Boyce was shocked when Lee later told him that he had sold the missive to the Soviets.  When Boyce calmed down — according to his story — Lee told him he now had to turn over secret materials for him to ferry to the Russians in Mexico City. Otherwise, the original sale would be revealed to the authorities and/or Boyce's ex-FBI agent father.  Boyce complied with Lee's demands by turning over documents he believed were outdated or unimportant.

Unlike many defendants, Boyce took the witness stand.  He repeatedly, brazenly perjured himself.

Defense lawyer Dougherty gently asked, "Did you ever willfully transmit information relating to the national defense to anybody at all with the belief that it would be used by — to an advantage by a foreign nation?"

"No, sir," Boyce firmly replied.

"And did you ever willfully or knowingly act as an agent for a foreign government?" his attorney asked.

"Not willfully," Boyce said, "but I knew that's what I had become."  But it was not his fault, he insisted.

Hutton and Penn as Boyce and Lee, escorted
Hutton and Penn as Boyce and Lee, escorted

The jury was unimpressed by Boyce's tale.  After less than three and a half hours of deliberations, they found Boyce guilty on all eight counts of espionage and conspiracy to commit espionage.  He was sentenced to 40 years in prison.

Kenneth Kahn defended Lee.  Kahn was called the "hippie lawyer" for frequently defending accused drug dealers.  The title may also have had something to do with his self-consciously "mod" appearance.  Kahn was given to sporting wire-rimmed aviator glasses, and a full but neatly trimmed beard and mustache.  The beard was starting to gray.  Assisting Kahn was Donald Re, a Princeton graduate with a patrician style.

Kahn and Re argued that Lee, and Christopher Boyce as well, were actually working for the CIA. Their job was to supply false and misleading information to the Soviet Union.  Once the mission had been completed, the CIA had abandoned these good Americans.  "[Lee] is an outright capitalist," Kahn told the jury, "He's a right-on American."
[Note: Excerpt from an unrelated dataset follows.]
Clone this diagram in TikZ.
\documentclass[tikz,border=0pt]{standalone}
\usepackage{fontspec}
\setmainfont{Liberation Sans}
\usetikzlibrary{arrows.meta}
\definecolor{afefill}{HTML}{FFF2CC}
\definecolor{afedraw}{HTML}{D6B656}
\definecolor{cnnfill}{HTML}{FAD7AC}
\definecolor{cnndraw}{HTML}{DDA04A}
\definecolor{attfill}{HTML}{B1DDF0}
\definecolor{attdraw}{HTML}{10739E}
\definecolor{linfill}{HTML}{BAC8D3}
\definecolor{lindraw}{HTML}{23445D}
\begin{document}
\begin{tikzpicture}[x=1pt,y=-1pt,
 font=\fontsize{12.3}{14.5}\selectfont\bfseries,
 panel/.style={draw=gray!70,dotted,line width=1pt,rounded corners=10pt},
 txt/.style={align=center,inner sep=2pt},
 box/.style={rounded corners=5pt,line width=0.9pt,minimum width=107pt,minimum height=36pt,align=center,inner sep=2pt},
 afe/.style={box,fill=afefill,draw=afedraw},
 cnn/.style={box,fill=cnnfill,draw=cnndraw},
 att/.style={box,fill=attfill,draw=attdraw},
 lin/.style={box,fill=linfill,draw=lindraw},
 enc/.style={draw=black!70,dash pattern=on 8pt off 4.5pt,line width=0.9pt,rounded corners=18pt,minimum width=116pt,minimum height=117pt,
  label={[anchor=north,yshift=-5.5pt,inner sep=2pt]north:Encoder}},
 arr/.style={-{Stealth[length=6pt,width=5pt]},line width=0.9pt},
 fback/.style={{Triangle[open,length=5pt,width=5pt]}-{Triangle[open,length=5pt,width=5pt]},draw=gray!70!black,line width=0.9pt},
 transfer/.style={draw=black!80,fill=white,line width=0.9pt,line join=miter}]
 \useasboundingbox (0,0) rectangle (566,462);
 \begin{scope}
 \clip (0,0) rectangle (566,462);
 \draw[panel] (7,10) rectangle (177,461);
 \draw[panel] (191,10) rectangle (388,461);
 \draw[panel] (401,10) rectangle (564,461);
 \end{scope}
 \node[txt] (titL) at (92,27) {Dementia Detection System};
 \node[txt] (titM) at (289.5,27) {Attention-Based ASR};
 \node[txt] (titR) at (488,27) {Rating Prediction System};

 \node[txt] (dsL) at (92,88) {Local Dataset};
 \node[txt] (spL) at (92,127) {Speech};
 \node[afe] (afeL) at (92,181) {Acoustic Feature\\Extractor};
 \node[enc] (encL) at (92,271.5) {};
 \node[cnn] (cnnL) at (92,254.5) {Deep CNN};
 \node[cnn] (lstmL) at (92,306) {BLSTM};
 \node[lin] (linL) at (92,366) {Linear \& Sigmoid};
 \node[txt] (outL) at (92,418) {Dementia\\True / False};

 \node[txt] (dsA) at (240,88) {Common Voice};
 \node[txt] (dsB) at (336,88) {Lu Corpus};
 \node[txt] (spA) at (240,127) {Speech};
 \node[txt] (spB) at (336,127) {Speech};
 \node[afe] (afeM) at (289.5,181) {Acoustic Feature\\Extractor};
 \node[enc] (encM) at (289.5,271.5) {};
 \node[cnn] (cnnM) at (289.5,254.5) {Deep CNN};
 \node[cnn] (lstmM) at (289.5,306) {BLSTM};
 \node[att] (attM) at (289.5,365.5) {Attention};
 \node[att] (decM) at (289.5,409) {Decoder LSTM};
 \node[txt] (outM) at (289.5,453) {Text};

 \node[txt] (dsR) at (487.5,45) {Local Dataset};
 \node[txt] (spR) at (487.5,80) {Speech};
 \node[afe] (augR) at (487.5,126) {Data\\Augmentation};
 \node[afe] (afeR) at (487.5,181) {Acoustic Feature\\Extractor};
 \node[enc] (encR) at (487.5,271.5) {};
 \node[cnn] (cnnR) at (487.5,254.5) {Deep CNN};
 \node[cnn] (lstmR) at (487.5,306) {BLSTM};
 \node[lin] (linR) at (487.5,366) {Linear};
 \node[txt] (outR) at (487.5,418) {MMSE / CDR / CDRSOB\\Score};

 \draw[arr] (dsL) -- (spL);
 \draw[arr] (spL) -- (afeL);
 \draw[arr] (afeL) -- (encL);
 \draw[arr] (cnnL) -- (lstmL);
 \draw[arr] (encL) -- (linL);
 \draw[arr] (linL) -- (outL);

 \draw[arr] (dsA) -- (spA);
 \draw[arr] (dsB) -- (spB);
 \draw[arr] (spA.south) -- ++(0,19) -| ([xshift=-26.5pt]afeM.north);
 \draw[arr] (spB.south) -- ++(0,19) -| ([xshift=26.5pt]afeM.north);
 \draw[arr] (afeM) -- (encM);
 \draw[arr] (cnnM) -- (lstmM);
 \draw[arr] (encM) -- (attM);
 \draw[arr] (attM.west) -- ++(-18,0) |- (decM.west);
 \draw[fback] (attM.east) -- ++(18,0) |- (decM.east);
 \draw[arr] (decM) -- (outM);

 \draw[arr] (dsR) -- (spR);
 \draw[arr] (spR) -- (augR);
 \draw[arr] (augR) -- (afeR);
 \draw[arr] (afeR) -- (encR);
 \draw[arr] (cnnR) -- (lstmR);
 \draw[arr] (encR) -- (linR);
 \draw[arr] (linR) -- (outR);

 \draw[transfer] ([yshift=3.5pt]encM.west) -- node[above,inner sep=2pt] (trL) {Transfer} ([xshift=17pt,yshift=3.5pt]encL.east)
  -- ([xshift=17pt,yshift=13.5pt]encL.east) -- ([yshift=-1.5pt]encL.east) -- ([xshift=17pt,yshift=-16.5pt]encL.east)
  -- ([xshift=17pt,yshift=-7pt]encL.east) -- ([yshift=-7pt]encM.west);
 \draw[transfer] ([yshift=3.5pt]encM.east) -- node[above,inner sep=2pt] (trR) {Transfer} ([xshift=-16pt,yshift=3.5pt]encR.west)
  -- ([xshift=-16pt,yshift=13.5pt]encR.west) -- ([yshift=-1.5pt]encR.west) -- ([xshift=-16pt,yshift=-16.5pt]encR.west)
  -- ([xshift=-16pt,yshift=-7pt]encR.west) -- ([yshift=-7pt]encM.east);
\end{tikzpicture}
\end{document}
Lee's jury would deliberate far longer than Boyce's.  After discussing the case for two days, eleven members of the jury voted guilty.  But there was a holdout.  The CIA was notoriously stealthy, mysterious, and deceptive.  They could have been behind this scheme, the female holdout juror believed.  At least, there was some room for reasonable doubt.

The other members of the jury reviewed the evidence with her once again. The dissenter stood by her opinion at first. Her vote eventually changed and Lee was convicted on every count.

Six days later, the juror changed her mind yet again. While Lee awaited his sentence, Kahn and Re filed a letter from the juror to Judge Kelleher. The letter said the jurors had violated both their oaths and the judge's instructions. She claimed that some jurors had said they thought Lee was guilty before the trial even got underway.  She also claimed that Christopher Boyce's conviction was known to them (as it was not supposed to be) and discussed in the jury room.  She also said she had changed her vote because of inappropriate pressure from the other jurors. She still harbored reasonable doubts about Lee's guilt.

Judge Robert Kelleher, U.S. District Court
Judge Robert Kelleher, U.S. District Court

Kelleher interviewed other members of the jury, and then ruled that there were no grounds for a new trial.  Later, he sentenced Lee to life in prison.  Although  Kelleher did not say so, he may have given Lee a heavier sentence than Boyce  because of Lee's prior criminal record. The friends turned convicts were both sent to Lompoc Federal Prison in California.